WHAT YOU HAVE TO DO →
Set the listing down again exactly, please, apart from its pictures.

RECORDED DATA →
▶

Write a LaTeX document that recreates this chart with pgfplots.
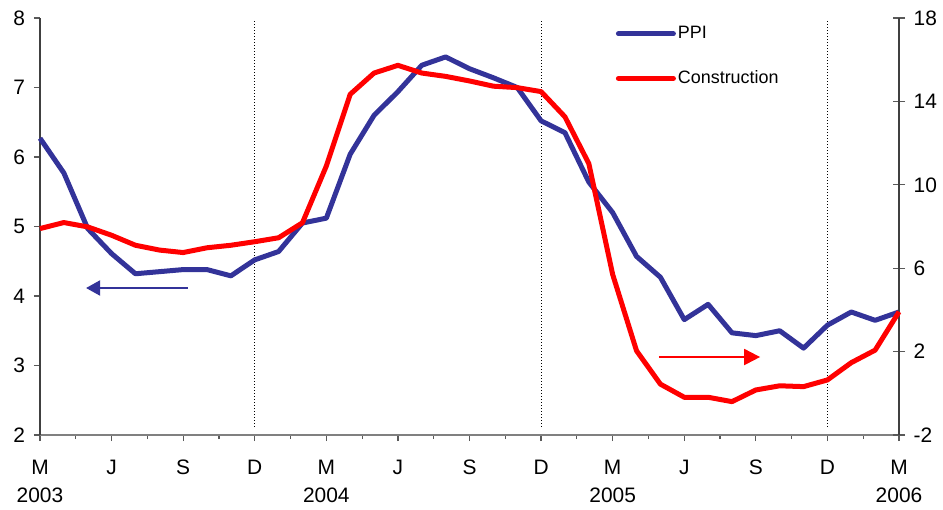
\documentclass[border=0pt]{standalone}
\usepackage{fontspec}
\setmainfont{Liberation Sans}
\usepackage{pgfplots}
\usepackage{pgfplotstable}
\pgfplotsset{compat=1.18}
\usetikzlibrary{arrows.meta}
\definecolor{ppiblue}{RGB}{51,51,153}
\definecolor{conred}{RGB}{255,0,0}

\pgfplotstableread{
x ppi con
0 6.27 7.90
1 5.77 8.19
2 4.97 7.98
3 4.61 7.58
4 4.32 7.10
5 4.35 6.87
6 4.38 6.75
7 4.38 6.98
8 4.29 7.10
9 4.52 7.27
10 4.64 7.46
11 5.05 8.18
12 5.12 10.90
13 6.04 14.34
14 6.60 15.36
15 6.94 15.73
16 7.32 15.36
17 7.44 15.20
18 7.27 14.98
19 7.14 14.73
20 7.00 14.66
21 6.52 14.47
22 6.35 13.26
23 5.64 11.02
24 5.20 5.70
25 4.57 2.04
26 4.27 0.44
27 3.66 -0.19
28 3.88 -0.19
29 3.47 -0.40
30 3.43 0.16
31 3.50 0.36
32 3.25 0.32
33 3.58 0.64
34 3.77 1.47
35 3.65 2.07
36 3.77 3.91
}\datatable

\begin{document}
\begin{tikzpicture}
\pgfplotsset{
  common/.style={
    scale only axis, width=429.5bp, height=208.5bp,
    xmin=0, xmax=36,
    font=\fontsize{10.5}{12}\selectfont,
    /pgf/number format/assume math mode=true,
    every tick/.style={black!65, line width=0.6bp},
    clip=false,
  }
}
\begin{axis}[common, name=ax,
  ymin=2, ymax=8, ytick={2,...,8},
  axis x line*=bottom, axis y line*=left,
  x axis line style={black!50, line width=0.7bp, -},
  y axis line style={black!75, line width=0.6bp, -},
  xtick={0,3,...,36},
  minor xtick={1.5,4.5,...,34.5},
  xticklabels={{M\\2003},J,S,D,{M\\2004},J,S,D,{M\\2005},J,S,D,{M\\2006}},
  xticklabel style={align=center, font=\fontsize{10.5}{14}\selectfont, anchor=north, yshift=-6bp},
  tick align=outside,
  major tick length=3bp, minor tick length=2bp,
  yticklabel style={anchor=east, xshift=-1bp},
]
\draw[black, line width=0.5bp, dash pattern=on 0.5bp off 1bp] (axis cs:9,2.12) -- (axis cs:9,7.95);
\draw[black, line width=0.5bp, dash pattern=on 0.5bp off 1bp] (axis cs:21,2.12) -- (axis cs:21,7.95);
\draw[black, line width=0.5bp, dash pattern=on 0.5bp off 1bp] (axis cs:33,2.12) -- (axis cs:33,7.95);
\addplot[ppiblue, line width=2.5bp, line join=round] table[x=x, y=ppi] {\datatable};
\draw[ppiblue, line width=1bp, -{Triangle[length=7bp,width=7.5bp]}] (axis cs:6.2,4.115) -- (axis cs:1.93,4.115);
\end{axis}
\begin{axis}[common,
  ymin=-2, ymax=18, ytick={-2,2,...,18},
  axis y line*=right, axis x line=none,
  y axis line style={black!75, line width=0.6bp, -},
  tick align=center, major tick length=6bp,
  yticklabel style={anchor=west, xshift=0.8bp},
  legend image code/.code={\draw[#1, line cap=round] (0bp,0bp) -- (27.5bp,0bp);},
  legend style={draw=none, fill=none, at={(0.670,0.991)}, anchor=north west,
    inner sep=0pt, row sep=10.5bp, font=\fontsize{9}{11}\selectfont,
    nodes={inner xsep=1bp}},
  legend cell align=left,
]
\addlegendimage{ppiblue, line width=2.5bp}
\addlegendentry{PPI}
\addplot[conred, line width=2.5bp, line join=round] table[x=x, y=con] {\datatable};
\addlegendentry{Construction}
\draw[conred, line width=1bp, -{Triangle[length=8bp,width=8bp]}] (axis cs:25.94,1.74) -- (axis cs:30.18,1.74);
\end{axis}
\pgfresetboundingbox
\path ([shift={(-20bp,-37.5bp)}]ax.south west) rectangle ([shift={(22bp,9bp)}]ax.north east);
\end{tikzpicture}
\end{document}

◀

PROBLEM SOLUTION →
Write a LaTeX document that recreates this chart with pgfplots.
\documentclass[border=0pt]{standalone}
\usepackage{fontspec}
\setmainfont{Liberation Sans}
\usepackage{pgfplots}
\usepackage{pgfplotstable}
\pgfplotsset{compat=1.18}
\usetikzlibrary{arrows.meta}
\definecolor{ppiblue}{RGB}{51,51,153}
\definecolor{conred}{RGB}{255,0,0}

\pgfplotstableread{
x ppi con
0 6.27 7.90
1 5.77 8.19
2 4.97 7.98
3 4.61 7.58
4 4.32 7.10
5 4.35 6.87
6 4.38 6.75
7 4.38 6.98
8 4.29 7.10
9 4.52 7.27
10 4.64 7.46
11 5.05 8.18
12 5.12 10.90
13 6.04 14.34
14 6.60 15.36
15 6.94 15.73
16 7.32 15.36
17 7.44 15.20
18 7.27 14.98
19 7.14 14.73
20 7.00 14.66
21 6.52 14.47
22 6.35 13.26
23 5.64 11.02
24 5.20 5.70
25 4.57 2.04
26 4.27 0.44
27 3.66 -0.19
28 3.88 -0.19
29 3.47 -0.40
30 3.43 0.16
31 3.50 0.36
32 3.25 0.32
33 3.58 0.64
34 3.77 1.47
35 3.65 2.07
36 3.77 3.91
}\datatable

\begin{document}
\begin{tikzpicture}
\pgfplotsset{
  common/.style={
    scale only axis, width=429.5bp, height=208.5bp,
    xmin=0, xmax=36,
    font=\fontsize{10.5}{12}\selectfont,
    /pgf/number format/assume math mode=true,
    every tick/.style={black!65, line width=0.6bp},
    clip=false,
  }
}
\begin{axis}[common, name=ax,
  ymin=2, ymax=8, ytick={2,...,8},
  axis x line*=bottom, axis y line*=left,
  x axis line style={black!50, line width=0.7bp, -},
  y axis line style={black!75, line width=0.6bp, -},
  xtick={0,3,...,36},
  minor xtick={1.5,4.5,...,34.5},
  xticklabels={{M\\2003},J,S,D,{M\\2004},J,S,D,{M\\2005},J,S,D,{M\\2006}},
  xticklabel style={align=center, font=\fontsize{10.5}{14}\selectfont, anchor=north, yshift=-6bp},
  tick align=outside,
  major tick length=3bp, minor tick length=2bp,
  yticklabel style={anchor=east, xshift=-1bp},
]
\draw[black, line width=0.5bp, dash pattern=on 0.5bp off 1bp] (axis cs:9,2.12) -- (axis cs:9,7.95);
\draw[black, line width=0.5bp, dash pattern=on 0.5bp off 1bp] (axis cs:21,2.12) -- (axis cs:21,7.95);
\draw[black, line width=0.5bp, dash pattern=on 0.5bp off 1bp] (axis cs:33,2.12) -- (axis cs:33,7.95);
\addplot[ppiblue, line width=2.5bp, line join=round] table[x=x, y=ppi] {\datatable};
\draw[ppiblue, line width=1bp, -{Triangle[length=7bp,width=7.5bp]}] (axis cs:6.2,4.115) -- (axis cs:1.93,4.115);
\end{axis}
\begin{axis}[common,
  ymin=-2, ymax=18, ytick={-2,2,...,18},
  axis y line*=right, axis x line=none,
  y axis line style={black!75, line width=0.6bp, -},
  tick align=center, major tick length=6bp,
  yticklabel style={anchor=west, xshift=0.8bp},
  legend image code/.code={\draw[#1, line cap=round] (0bp,0bp) -- (27.5bp,0bp);},
  legend style={draw=none, fill=none, at={(0.670,0.991)}, anchor=north west,
    inner sep=0pt, row sep=10.5bp, font=\fontsize{9}{11}\selectfont,
    nodes={inner xsep=1bp}},
  legend cell align=left,
]
\addlegendimage{ppiblue, line width=2.5bp}
\addlegendentry{PPI}
\addplot[conred, line width=2.5bp, line join=round] table[x=x, y=con] {\datatable};
\addlegendentry{Construction}
\draw[conred, line width=1bp, -{Triangle[length=8bp,width=8bp]}] (axis cs:25.94,1.74) -- (axis cs:30.18,1.74);
\end{axis}
\pgfresetboundingbox
\path ([shift={(-20bp,-37.5bp)}]ax.south west) rectangle ([shift={(22bp,9bp)}]ax.north east);
\end{tikzpicture}
\end{document}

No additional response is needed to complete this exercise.